When Red Sox World Series trophies need buffing, third-generation Downtown Crossing silversmith Mike Davis gets the phone call. The same goes for when Patriots nick Super Bowl trophies with their bulbous bling, or when Paul Revere’s teapot needs some TLC, or when Bob Vila, also a customer, has tarnished goods. Today, Davis is polishing three sets of ornate flatware for a woman who will soon pass the heirlooms to her about-to-wed granddaughter. Whether they’re careless celebrities or cautious civilians, Bostonians surrender their trust and treasures into Davis’s charcoal hands.
As silversmiths go, Davis is practically the last tradesman standing. His workshop at 36 Bromfield Street is a throwback to the days when Boston was regarded as a hub of the storied American silver industry. An open-shaft steel-cage elevator takes visitors from the beaten first-floor hallway to the fifth-floor Davis Silver Company, the store his late grandfather John Davis founded in 1945. There’s no hot-water line, so Davis keeps a cauldron steaming on the exposed pipes. There’s no computer, either, so Davis uses hand-written invoices to keep track of the trophies, spoons, and teapots scattered on his dusty wooden shelves.

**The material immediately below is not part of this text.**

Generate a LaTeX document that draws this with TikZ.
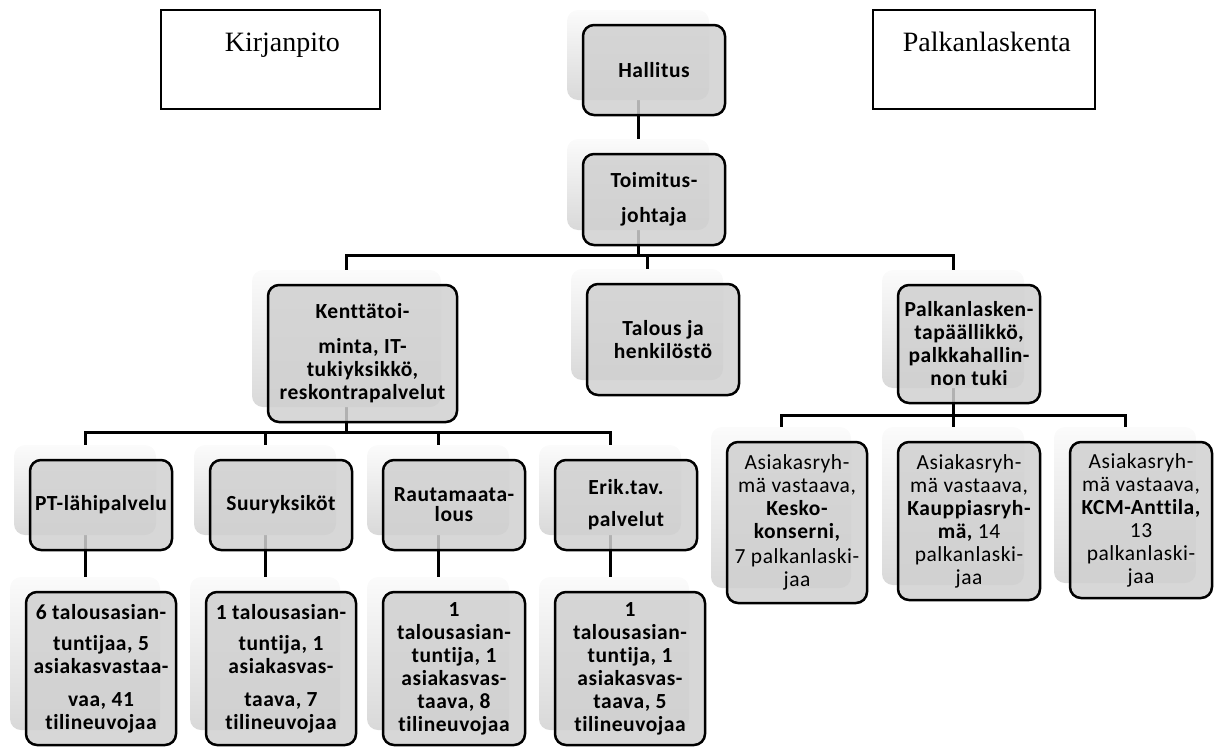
\documentclass[tikz,border=0pt]{standalone}
\usepackage{fontspec}
\setmainfont{Carlito}[Ligatures=NoCommon, LetterSpace=2.5]
\newfontfamily\timesf{Liberation Serif}
\usetikzlibrary{backgrounds}

\definecolor{boxgray}{RGB}{208,208,208}

\tikzset{
  unit/.style={draw=black, line width=2.5pt, rounded corners=11pt, fill=boxgray,
    fill opacity=0.85, text opacity=1, align=center, inner sep=2pt,
    font=\bfseries\fontsize{21.5}{23}\selectfont},
  back/.style={rounded corners=11pt, top color=gray!3, bottom color=gray!30},
  link/.style={line width=3pt},
  sidebox/.style={draw, line width=1.6pt, anchor=north west, align=left,
    inner xsep=0pt, inner ysep=0pt, text height=42pt, text depth=57pt,
    font=\timesf\fontsize{28}{34}\selectfont}
}

% shadow + box, name x y width height text
\newcommand{\orgunit}[6]{%
  \node[back, minimum width=#4, minimum height=#5] (#1s) at ([shift={(-16,-15)}]#2,#3) {};
  \node[unit, minimum width=#4, minimum height=#5] (#1) at (#2,#3) {#6};
}

\begin{document}
\begin{tikzpicture}[x=1pt, y=-1pt]
  \useasboundingbox (0,0) rectangle (1221,747);

  % Side boxes
  \node[sidebox, text width=219] (kirja) at (160,9) {\hspace*{64pt}Kirjanpito};
  \node[sidebox, text width=222] (palkt) at (872,9) {\hspace*{30pt}Palkanlaskenta};

  % Top of the chart
  \orgunit{hall}{654}{70}{142}{90}{Hallitus}
  \orgunit{toim}{654}{199.5}{142}{91}{Toimitus-\\[12pt]johtaja}

  % Second level
  \orgunit{kent}{362.5}{353.5}{189}{137}{Kenttätoi-\\[12pt]minta, IT-\\tukiyksikkö,\\reskontrapalvelut}
  \orgunit{talo}{663}{339.5}{152}{111}{Talous ja\\henkilöstö}
  \orgunit{palk}{969}{344}{142}{118}{Palkanlasken-\\tapäällikkö,\\palkkahallin-\\non tuki}

  % Third level
  \orgunit{ptla}{101}{505}{142}{90}{PT-lähipalvelu}
  \orgunit{suur}{281}{505}{142}{90}{Suuryksiköt}
  \orgunit{raut}{454}{505}{142}{90}{Rautamaata-\\[-3pt]lous}
  \orgunit{erik}{626}{505}{142}{90}{Erik.tav.\\[9pt]palvelut}

  % Staff under third level
  \orgunit{ptlb}{101}{668.5}{150}{153}{6 talousasian-\\[8pt]tuntijaa, 5\\asiakasvastaa-\\[10pt]vaa, 41\\tilineuvojaa}
  \orgunit{suub}{281}{668.5}{150}{153}{1 talousasian-\\[8pt]tuntija, 1\\asiakasvas-\\[10pt]taava, 7\\tilineuvojaa}
  \orgunit{raub}{454}{668.5}{142}{153}{1\\talousasian-\\tuntija, 1\\asiakasvas-\\taava, 8\\tilineuvojaa}
  \orgunit{erib}{630}{668.5}{150}{153}{1\\talousasian-\\tuntija, 1\\asiakasvas-\\taava, 5\\tilineuvojaa}

  % Payroll groups
  \orgunit{kesk}{797}{522.5}{140}{161}{\mdseries Asiakasryh-\\\mdseries mä vastaava,\\Kesko-\\konserni,\\[2pt]\mdseries 7 palkanlaski-\\\mdseries jaa}
  \orgunit{kaup}{969}{521}{142}{158}{\mdseries Asiakasryh-\\\mdseries mä vastaava,\\Kauppiasryh-\\mä, \mdseries 14\\\mdseries palkanlaski-\\\mdseries jaa}
  \orgunit{kcm}{1141}{520}{142}{156}{\mdseries Asiakasryh-\\\mdseries mä vastaava,\\KCM-Anttila,\\\mdseries 13\\\mdseries palkanlaski-\\\mdseries jaa}

  % Connectors
  \begin{pgfonlayer}{background}
    \draw[link] (halls.south) -- (toims.north);
    \draw[link] (kents.north) -- ++(0,-14) coordinate (bus1) -| (palks.north);
    \draw[link] (toims.south) -- (toims.south |- bus1);
    \draw[link] (talos.north) -- (talos.north |- bus1);

    \draw[link] (ptlas.north) -- ++(0,-12) coordinate (bus2) -| (eriks.north);
    \draw[link] (kents.south) -- (kents.south |- bus2);
    \draw[link] (suurs.north) -- (suurs.north |- bus2);
    \draw[link] (rauts.north) -- (rauts.north |- bus2);

    \draw[link] (ptlas.south) -- (ptlas.south |- ptlbs.north);
    \draw[link] (suurs.south) -- (suurs.south |- suubs.north);
    \draw[link] (rauts.south) -- (rauts.south |- raubs.north);
    \draw[link] (eriks.south) -- (eriks.south |- eribs.north);

    \draw[link] (kesks.north) -- ++(0,-11) coordinate (bus3) -| (kcms.north);
    \draw[link] (palks.south) -- (palks.south |- bus3);
    \draw[link] (kaups.north) -- (kaups.north |- bus3);
  \end{pgfonlayer}
\end{tikzpicture}
\end{document}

John, his grandfather, opened the shop after leaving Tuttle Silver, where he started as a 12 year old and worked his way from polisher to foreman. When Tuttle moved from Southie to Connecticut, John refused to relocate, and instead brought his bench to Bromfield. There, he eventually taught his son, Ed, who ran the business until retiring 12 years ago, turning the operation over to Davis, his son. The cement walls, splintered window frames, and even the rusty air are essentially the same as they were the day John opened shop.
“I don’t remember when I didn’t work here,” says Davis, 55, who has run a full-time solo operation since 1996. “I’ve been coming to this place since I was at least five years old.”
It would be understandable if Davis — whose shop has outlived the refugee Russian tailors who filled 36 Bromfield in the ’50s, as well as most lawyers and accountants who rented in the ’70s, and the nonprofits that got priced out in the ’90s — was reluctant to welcome the glossy, near-billion-dollar projects that pols, planners, and mega-corporate interests have slated for his ancestral soldering grounds. But despite being a near-anachronism in Downtown Crossing as it transitions into the 21st century, Davis is a surprising ally of change. Whether they’re developed with mirrored skyscrapers or magnificent prewar paragons, Davis has the same ideal for every lot from Temple Place to School Street: the buildings should be accessible, occupied, and bustling with shoppers.
The future of Downtown Crossing has become a hot potato in the embryonic 2010 mayoral race, as all three declared candidates have criticized perpetual-but-so-far-unannounced contender Mayor Tom Menino for his handling of the $700 million Filene’s project, which promised a hybrid hotel-retail-residence complex. That effort, which is central to the Downtown Crossing revitalization process, but has so far amounted to a universally scorned square-block hole in the ground, was suspended in November due to financial troubles after five months of demolition. Candidate and city councilor Sam Yoon called the halted project a “glaring failure”; fellow candidate and councilor Michael Flaherty blasted Hizzoner for letting control fall under the authority of — hold your nose — a New York–based company. Menino has defended himself by saying that Filene’s is a victim of the international economic tsunami, plain and simple.
Either way, Downtown Crossing has become a symbol of urban overreaching, and the gaping pit at its heart off Washington Street — the site of two partially demolished buildings (one of which was the flagship Filene’s building, a historic landmark) — has become a metaphorical vortex that even in good times blemishes the city, and in bad times creates conditions for further blight.
Parking at the end of the tunnel
The view from Davis Silver’s fifth-floor windows used to have a clear line of sight to Old City Hall. These days, he faces 45 Province Street — a three-years-in-the-making, pool-topped, 32-story bourgeois monument that will offer a “celebrity chef” restaurant and 150 luxury condo units. He doesn’t expect that many old-money families laden with antique silver will move into the sleek glass tower, but Davis does anticipate residual benefits from the aesthetic improvement nonetheless — even if construction was supposed to wrap in 2008. For one, its underground parking facilities could be a boon, since the new building replaced what was the largest garage in the area, and as such has inconvenienced customers for three years and counting.
“This was already a hard area to navigate,” says Davis, “and without that garage, there’s really nowhere to park. But it’s not just that — [merchants] around here would agree that Filene’s being gone is the biggest problem. It used to be that women would drive in, see me, see their jeweler, maybe have lunch, and go shopping. But without Filene’s, a lot of the time people just call me from downstairs so I can meet them in their cars.”